Home

Planning

No prerequisite for previous R use, but expect Python familiarity

We do require some basic programming experience (say, equivalent to some hypothetical "Programming 101"), but it doesn't have to be specifically in R/Python.

Should focus on hands-on doing rather than lectures + separate exercise (see coderefinery approach)
Presentation technology bikeshedding

If this were a Python only course, jupyter notebooks would be an obvious choice? But what about R users? jupyter isn't that popular there, R users tend to use Rstudio, which provides "Rmarkdown" documents which can be used to do similar "literate programming" stuff as jupyter notebooks.

Notes

Key topics:

IO, data storage formats (local disks, scratch, ...)
Compariason of type of tools/libraries for different tasks
Filesystems (what we have available)?
matplotlib/ggplot
Optimizing memory usage
Parallelization - split, apply, combine, array jobs Secondary topics:
profiling
slurm scripts/slurm history/array jobs
memory/object models
seff

Python specific

Should use python 3.x (http://python3statement.org/). Python for data analysis 2nd edition (Wes McKinneys Pandas book) also uses python3.

R specific

How much do we want to teach Hadleyverse stuff vs. out-of-the-box R stuff?

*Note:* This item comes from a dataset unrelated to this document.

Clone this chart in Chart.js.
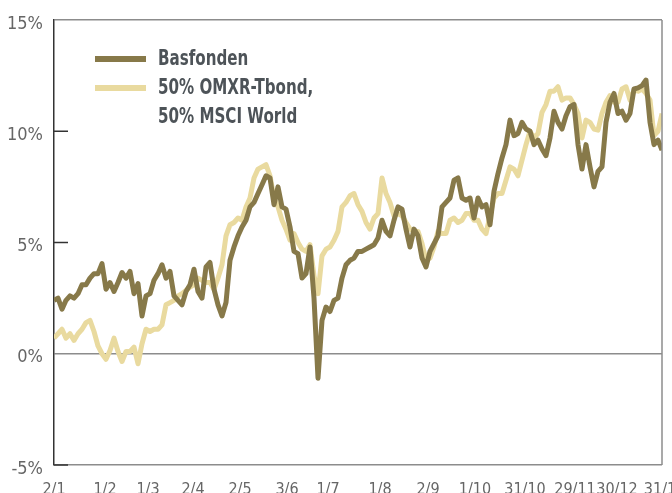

ggplot at least is IMHO quite a lot better than the built-in plotting and widely used.

Outline

The general idea is that we do the same workshop/session/lecture/whatever twice, once with R and once with Python. That allows us to reuse lecture materials for both courses and share improvements.

Day 1

Introduction
- What does the course cover?
- Data Frames
  - What kind of data structure is it? Compare to the other usual suspects, lists, dicts, N-d arrays.
    - Special features: Categories/Factors, missing values
  - Useful for tabular data (CSV files, some similarities with RDBMS)

Day 2

Split-apply-combine
- Motivation, why is this a common and useful workflow?
- Running on a parallel batch system
  - Small problem: Everything in one process
  - Medium: Apply part in parallel using multiprocessing or other simple technique.
  - Large: Apply part in parallel using slurm array jobs, and using job dependencies to correctly order the split, apply, and combine phases.

Day 3

Visualization with matplotlib & ggplot
- Seaborn could be interesting too (statistics-focused layer on top of matplotlib), but I have no personal experience of it.
- For matplotlib could cover tricks like using latex for rendering math for axis labels etc.